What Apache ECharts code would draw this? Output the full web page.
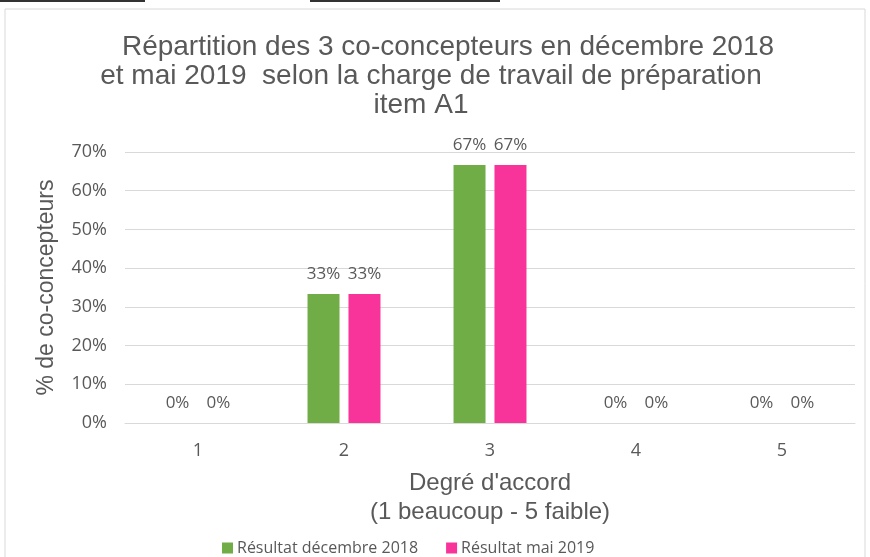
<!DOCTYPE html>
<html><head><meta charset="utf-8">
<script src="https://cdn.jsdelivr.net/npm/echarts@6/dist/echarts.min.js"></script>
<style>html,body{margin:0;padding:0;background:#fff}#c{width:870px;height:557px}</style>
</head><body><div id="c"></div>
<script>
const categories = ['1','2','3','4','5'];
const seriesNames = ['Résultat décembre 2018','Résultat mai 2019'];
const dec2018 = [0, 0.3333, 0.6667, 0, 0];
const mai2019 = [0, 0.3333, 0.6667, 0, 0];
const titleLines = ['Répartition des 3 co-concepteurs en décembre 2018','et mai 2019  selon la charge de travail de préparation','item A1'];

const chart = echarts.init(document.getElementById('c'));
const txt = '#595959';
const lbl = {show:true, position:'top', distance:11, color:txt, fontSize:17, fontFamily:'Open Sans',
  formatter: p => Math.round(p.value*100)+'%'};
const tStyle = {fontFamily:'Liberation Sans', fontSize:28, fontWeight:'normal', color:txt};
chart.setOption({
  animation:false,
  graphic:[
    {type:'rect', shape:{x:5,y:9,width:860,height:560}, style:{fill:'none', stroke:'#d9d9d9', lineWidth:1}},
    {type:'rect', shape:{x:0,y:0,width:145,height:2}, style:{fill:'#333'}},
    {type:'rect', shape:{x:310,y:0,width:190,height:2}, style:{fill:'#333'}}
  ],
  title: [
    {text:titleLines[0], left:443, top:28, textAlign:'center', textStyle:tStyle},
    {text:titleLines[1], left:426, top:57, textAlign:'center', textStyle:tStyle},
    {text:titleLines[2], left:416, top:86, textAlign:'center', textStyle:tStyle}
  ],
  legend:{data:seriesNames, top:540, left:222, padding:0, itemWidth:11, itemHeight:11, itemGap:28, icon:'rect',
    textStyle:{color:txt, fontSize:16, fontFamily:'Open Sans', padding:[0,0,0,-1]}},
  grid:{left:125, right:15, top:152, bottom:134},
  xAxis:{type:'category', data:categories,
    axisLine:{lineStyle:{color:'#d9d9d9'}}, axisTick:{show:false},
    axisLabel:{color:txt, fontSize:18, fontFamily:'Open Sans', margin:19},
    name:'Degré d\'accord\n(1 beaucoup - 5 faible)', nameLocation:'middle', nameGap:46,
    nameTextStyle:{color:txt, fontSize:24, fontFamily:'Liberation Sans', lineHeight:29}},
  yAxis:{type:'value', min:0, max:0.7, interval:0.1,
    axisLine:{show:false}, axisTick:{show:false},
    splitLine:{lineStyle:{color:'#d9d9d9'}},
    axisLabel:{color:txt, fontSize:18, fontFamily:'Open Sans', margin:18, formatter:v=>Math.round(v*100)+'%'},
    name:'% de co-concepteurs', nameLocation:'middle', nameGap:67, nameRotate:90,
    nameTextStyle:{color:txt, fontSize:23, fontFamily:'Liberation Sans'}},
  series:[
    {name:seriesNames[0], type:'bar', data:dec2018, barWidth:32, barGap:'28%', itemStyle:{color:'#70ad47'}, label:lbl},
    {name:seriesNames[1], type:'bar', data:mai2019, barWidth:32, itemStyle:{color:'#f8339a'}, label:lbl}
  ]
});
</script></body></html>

SHORT TASK: Without the pictures, please reproduce each line of the listing above exactly, from the first one through the line bearing "const titleLines = ['Répartition".

WORKED ANSWER:
What Apache ECharts code would draw this? Output the full web page.
<!DOCTYPE html>
<html><head><meta charset="utf-8">
<script src="https://cdn.jsdelivr.net/npm/echarts@6/dist/echarts.min.js"></script>
<style>html,body{margin:0;padding:0;background:#fff}#c{width:870px;height:557px}</style>
</head><body><div id="c"></div>
<script>
const categories = ['1','2','3','4','5'];
const seriesNames = ['Résultat décembre 2018','Résultat mai 2019'];
const dec2018 = [0, 0.3333, 0.6667, 0, 0];
const mai2019 = [0, 0.3333, 0.6667, 0, 0];
const titleLines = ['Répartition des 3 co-concepteurs en décembre 2018','et mai 2019  selon la charge de travail de préparation','item A1'];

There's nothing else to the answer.